-- BEGIN Data to use --

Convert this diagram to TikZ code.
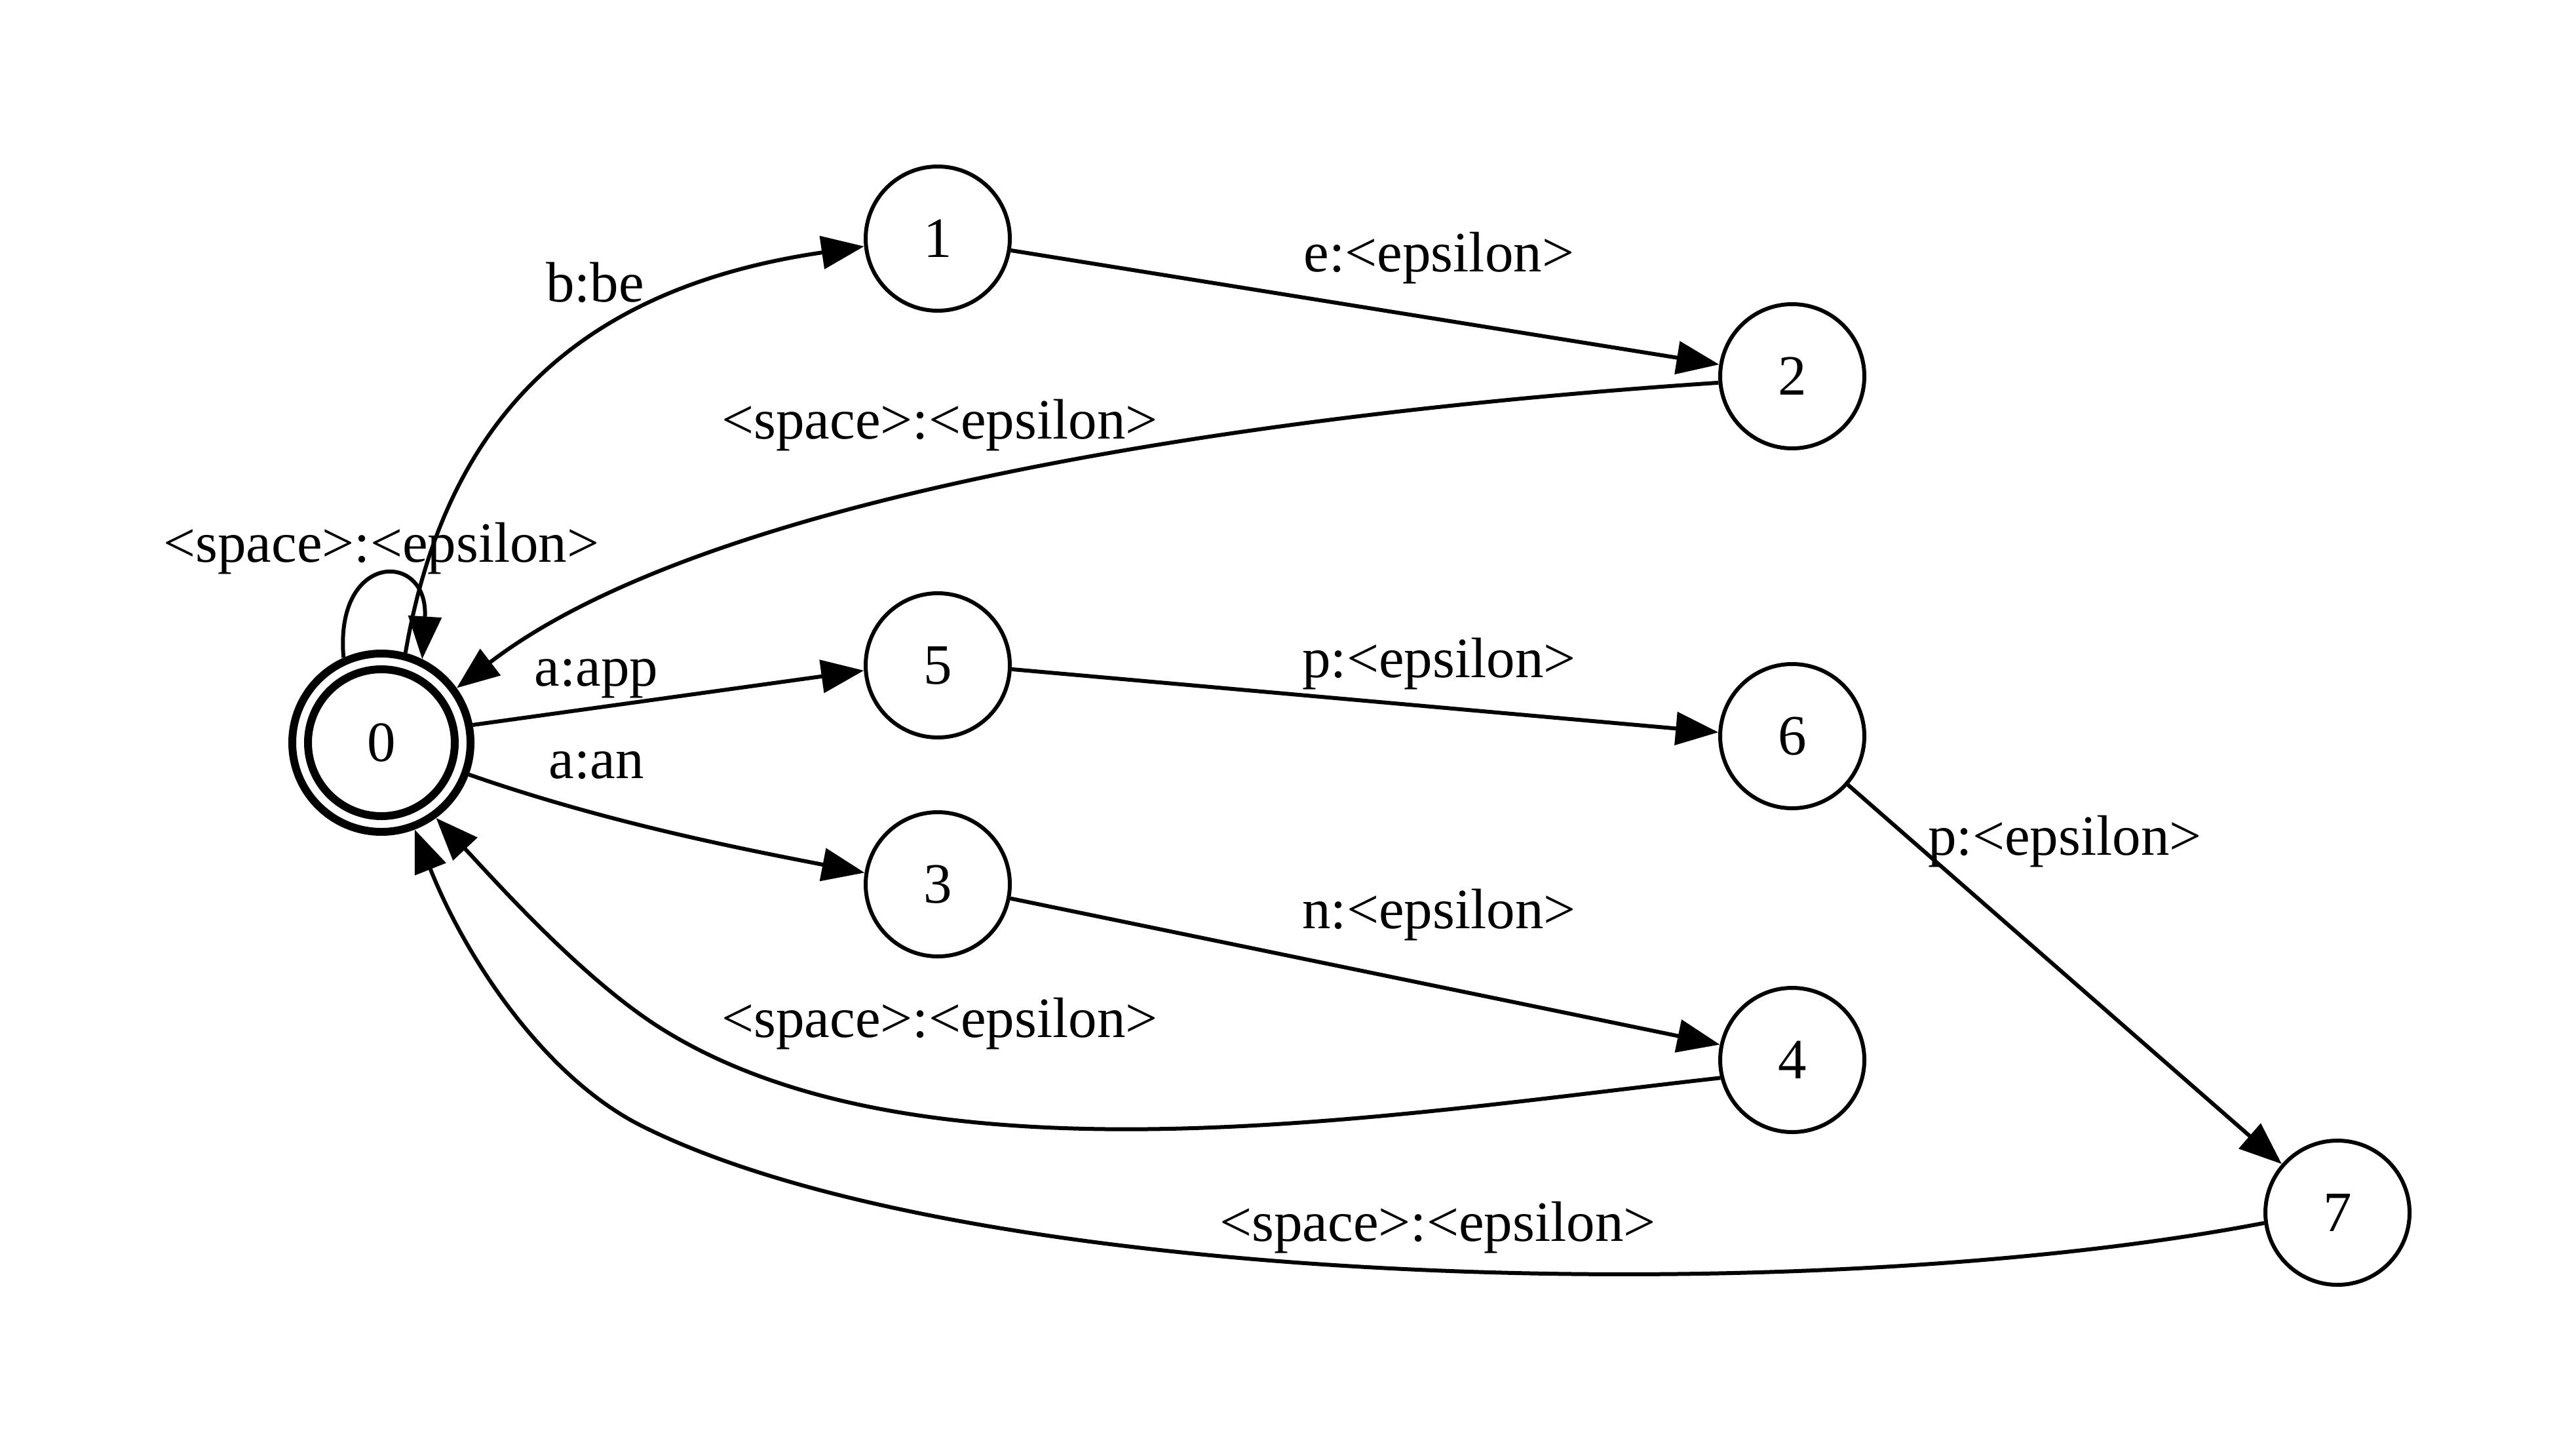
\documentclass[tikz,border=0pt]{standalone}
\usepackage{fontspec}
\setmainfont{Liberation Serif}
\usetikzlibrary{arrows.meta}
\newcommand{\lblfont}{\fontsize{17.4}{20}\selectfont}
\tikzset{
  st/.style={circle, draw, line width=1.2pt, minimum size=44pt, inner sep=0pt, font=\lblfont},
  fin/.style={st, line width=2.4pt, minimum size=54.4pt},
  edge/.style={line width=1.2pt, -{Triangle[length=13pt, width=10pt]}},
  lab/.style={inner sep=0pt, font=\lblfont},
}
\begin{document}
\begin{tikzpicture}[x=0.2pt, y=-0.2pt]
\useasboundingbox (0,0) rectangle (3931,2212);
% states
\node[fin] (n0) at (582,1133) {0};
\draw[line width=2.4pt] (n0.center) circle[radius=22.4pt];
\node[st] (n1) at (1431,364) {1};
\node[st] (n2) at (2735,574) {2};
\node[st] (n5) at (1431,1015) {5};
\node[st] (n6) at (2735,1123) {6};
\node[st] (n3) at (1431,1349) {3};
\node[st] (n4) at (2735,1617) {4};
\node[st] (n7) at (3567,1850) {7};
\coordinate (m40) at (1009,1569);
\coordinate (m70) at (980,1718);
% transitions
\draw[edge] (n0.114) .. controls (510,840) and (655,840) .. (n0.64);
\draw[edge] (n0.75) .. controls (680,640) and (880,440) .. (n1.186);
\draw[edge] (n1) -- (n2);
\draw[edge] (n2.185) .. controls (2000,625) and (1100,740) .. (n0.36);
\draw[edge] (n0.11) -- (n5.184);
\draw[edge] (n5.357) -- (n6.177);
\draw[edge] (n0.340) .. controls (920,1253) and (1121,1293) .. (n3.171);
\draw[edge] (n3.349) -- (n4.168);
\draw[edge] (n4.194) .. controls (2125,1700) and (1411,1821) .. (m40)
            .. controls (888,1493) and (755,1343) .. (n0.306);
\draw[edge] (n6) -- (n7);
\draw[edge] (n7.188) .. controls (2755,2000) and (1480,1968) .. (m70)
            .. controls (830,1643) and (710,1460) .. (n0.291);
% labels
\node[lab] (l00) at (582,837) {<space>:<epsilon>};
\node[lab] (l01) at (908,431) {b:be};
\node[lab] (l12) at (2196,394) {e:<epsilon>};
\node[lab] (l20) at (1434,649) {<space>:<epsilon>};
\node[lab] (l05) at (910,1035) {a:app};
\node[lab] (l56) at (2196,1013) {p:<epsilon>};
\node[lab] (l03) at (910,1168) {a:an};
\node[lab] (l34) at (2196,1396) {n:<epsilon>};
\node[lab] (l40) at (1434,1562) {<space>:<epsilon>};
\node[lab] (l67) at (3151,1284) {p:<epsilon>};
\node[lab] (l70) at (2194,1873) {<space>:<epsilon>};
\end{tikzpicture}
\end{document}
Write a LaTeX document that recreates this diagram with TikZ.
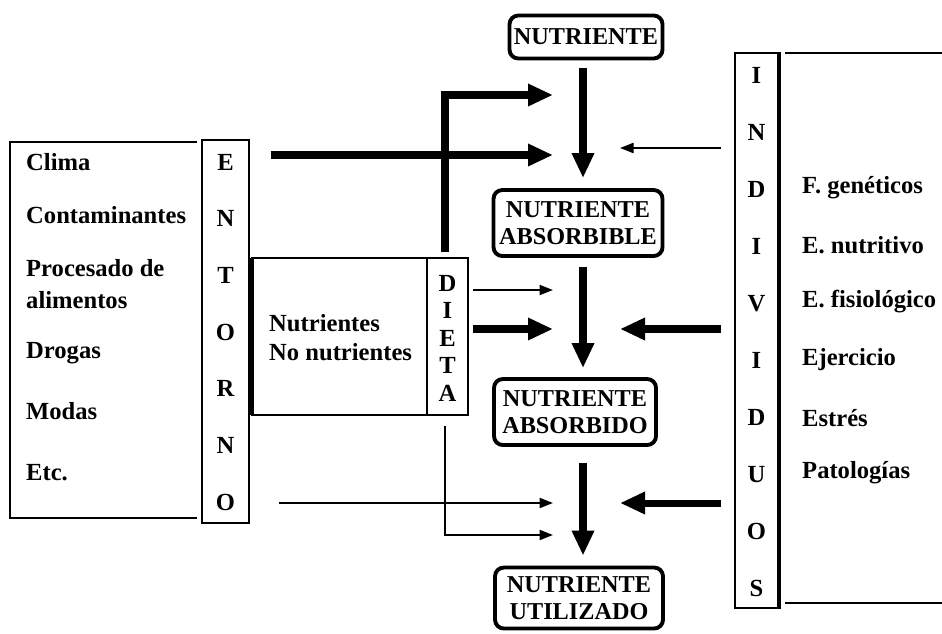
\documentclass[tikz,border=0pt]{standalone}
\usepackage{fontspec}
\setmainfont{Liberation Serif}
\usetikzlibrary{arrows.meta,positioning,calc}

\begin{document}
\begin{tikzpicture}[x=0.02cm, y=-0.02cm, font=\fontsize{14}{16}\selectfont\bfseries]
\tikzset{
  nutbox/.style={draw, line width=2.2pt, rounded corners=5pt, align=center, inner sep=2pt,
    font=\fontsize{13.8}{15.5}\selectfont\bfseries},
  column/.style={draw, line width=1.1pt, inner sep=0pt},
  frame/.style={line width=1.1pt},
  item/.style={anchor=west},
  bigarrow/.style={line width=4pt, -{Triangle[length=0.5cm, width=0.42cm]}},
  thinarrow/.style={line width=1.2pt, -{Triangle[length=0.27cm, width=0.2cm]}}
}
\useasboundingbox (0,0) rectangle (942,633);

% stages of the nutrient
\node[nutbox, minimum width=3.06cm, minimum height=0.86cm] (n0) at (586,37) {NUTRIENTE};
\node[nutbox, minimum width=3.38cm, minimum height=1.32cm] (n1) at (578,223) {NUTRIENTE\\ABSORBIBLE};
\node[nutbox, minimum width=3.24cm, minimum height=1.32cm] (n2) at (575,412) {NUTRIENTE\\ABSORBIDO};
\node[nutbox, minimum width=3.36cm, minimum height=1.22cm] (n3) at (579,598) {NUTRIENTE\\UTILIZADO};

% ENTORNO
\node[column, minimum width=0.94cm, minimum height=7.66cm] (ent) at (225.5,331.5) {};
\foreach \l [count=\i] in {E,N,T,O,R,N,O}
  \node (ent\i) at (225.5,{162+56.7*(\i-1)}) {\l};
\draw[frame] (197,142) -- (10,142) -- (10,518) -- (197,518);
\node[item] (clima) at (20,162) {Clima};
\node[item] (contam) at (20,215) {Contaminantes};
\node[item, align=left, font=\fontsize{14}{18}\selectfont\bfseries] (proc) at (20,284) {Procesado de\\alimentos};
\node[item] (drogas) at (20,353) {Drogas};
\node[item] (modas) at (20,411) {Modas};
\node[item] (etc) at (20,473) {Etc.};

% DIETA
\draw[frame] (427,258) -- (252,258) -- (252,415) -- (427,415);
\draw[line width=2.6pt] (252,258) -- (252,415);
\node[column, minimum width=0.82cm, minimum height=3.14cm] (dieta) at (447.5,336.5) {};
\foreach \l [count=\i] in {D,I,E,T,A}
  \node (diet\i) at (447.5,{283+27.5*(\i-1)}) {\l};
\node[item, align=left, font=\fontsize{14}{16.4}\selectfont\bfseries] (nutr) at (263,338) {Nutrientes\\No nutrientes};

% INDIVIDUOS
\node[column, minimum width=0.86cm, minimum height=11.1cm] (ind) at (756.5,330.5) {};
\draw[line width=2.6pt] (ind.north east) -- (ind.south east);
\foreach \l [count=\i] in {I,N,D,I,V,I,D,U,O,S}
  \node (ind\i) at (756.5,{75+57.1*(\i-1)}) {\l};
\draw[frame] (785,53) -- (942,53);
\draw[frame] (785,603) -- (942,603);
\node[item] (genet) at (796,188) {F. genéticos};
\node[item] (nutri) at (796,245) {E. nutritivo};
\node[item] (fisio) at (796,302) {E. fisiológico};
\node[item] (ejer) at (796,360) {Ejercicio};
\node[item] (estres) at (796,418) {Estrés};
\node[item] (patol) at (796,473) {Patologías};

% arrow targets
\coordinate (ax) at (583,0);
\coordinate (a1) at (553,95);
\coordinate (a2) at (553,155);
\coordinate (a3) at (553,290);
\coordinate (a4) at (553,329);
\coordinate (a5) at (553,503);
\coordinate (a6) at (553,535);
\coordinate (b1) at (620,148);
\coordinate (b2) at (620,329);
\coordinate (b3) at (620,503);

% main flow
\draw[bigarrow, shorten <=0.16cm, shorten >=0.2cm] (n0.south -| ax) -- (n1.north -| ax);
\draw[bigarrow, shorten <=0.18cm, shorten >=0.18cm] (n1.south -| ax) -- (n2.north -| ax);
\draw[bigarrow, shorten <=0.32cm, shorten >=0.2cm] (n2.south -| ax) -- (n3.north -| ax);

% influences
\draw[bigarrow, shorten <=0.42cm] (ent.east |- a2) -- (a2);
\draw[bigarrow, shorten <=0.1cm] ([xshift=-0.05cm]dieta.north) |- (a1);
\draw[thinarrow, shorten <=0.08cm] (dieta.east |- a3) -- (a3);
\draw[bigarrow, shorten <=0.08cm] (dieta.east |- a4) -- (a4);
\draw[thinarrow, shorten <=0.58cm] (ent.east |- a5) -- (a5);
\draw[thinarrow, shorten <=0.2cm] ([xshift=-0.05cm]dieta.south) |- (a6);
\draw[thinarrow, shorten <=0.26cm] (ind.west |- b1) -- (b1);
\draw[bigarrow, shorten <=0.26cm] (ind.west |- b2) -- (b2);
\draw[bigarrow, shorten <=0.26cm] (ind.west |- b3) -- (b3);
\end{tikzpicture}
\end{document}
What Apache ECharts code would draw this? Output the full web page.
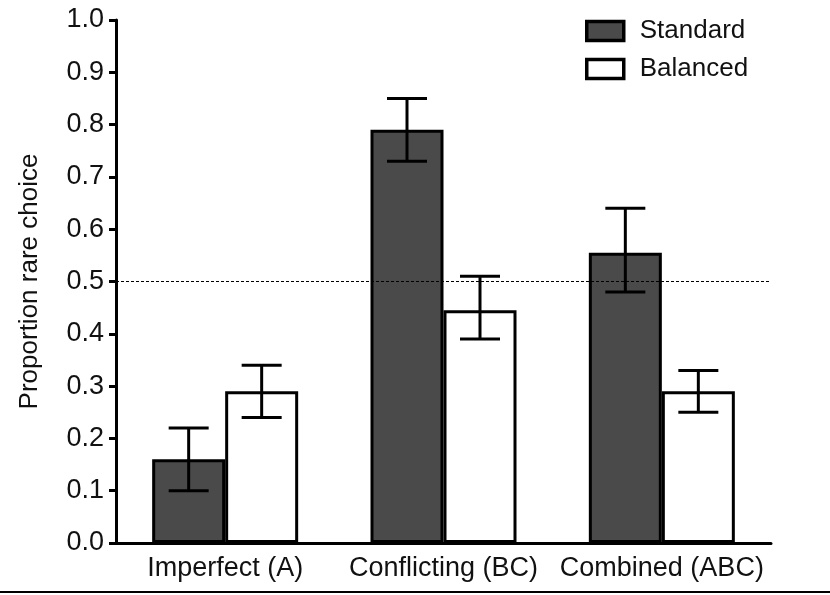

-- END Data to use --

Written problem ▸
Set down exactly the lines above, from the line containing "Write a LaTeX" through the line containing "(0,0) rectangle (942,633);". Skip the pictures.

Solution to this problem ▸
Write a LaTeX document that recreates this diagram with TikZ.
\documentclass[tikz,border=0pt]{standalone}
\usepackage{fontspec}
\setmainfont{Liberation Serif}
\usetikzlibrary{arrows.meta,positioning,calc}

\begin{document}
\begin{tikzpicture}[x=0.02cm, y=-0.02cm, font=\fontsize{14}{16}\selectfont\bfseries]
\tikzset{
  nutbox/.style={draw, line width=2.2pt, rounded corners=5pt, align=center, inner sep=2pt,
    font=\fontsize{13.8}{15.5}\selectfont\bfseries},
  column/.style={draw, line width=1.1pt, inner sep=0pt},
  frame/.style={line width=1.1pt},
  item/.style={anchor=west},
  bigarrow/.style={line width=4pt, -{Triangle[length=0.5cm, width=0.42cm]}},
  thinarrow/.style={line width=1.2pt, -{Triangle[length=0.27cm, width=0.2cm]}}
}
\useasboundingbox (0,0) rectangle (942,633);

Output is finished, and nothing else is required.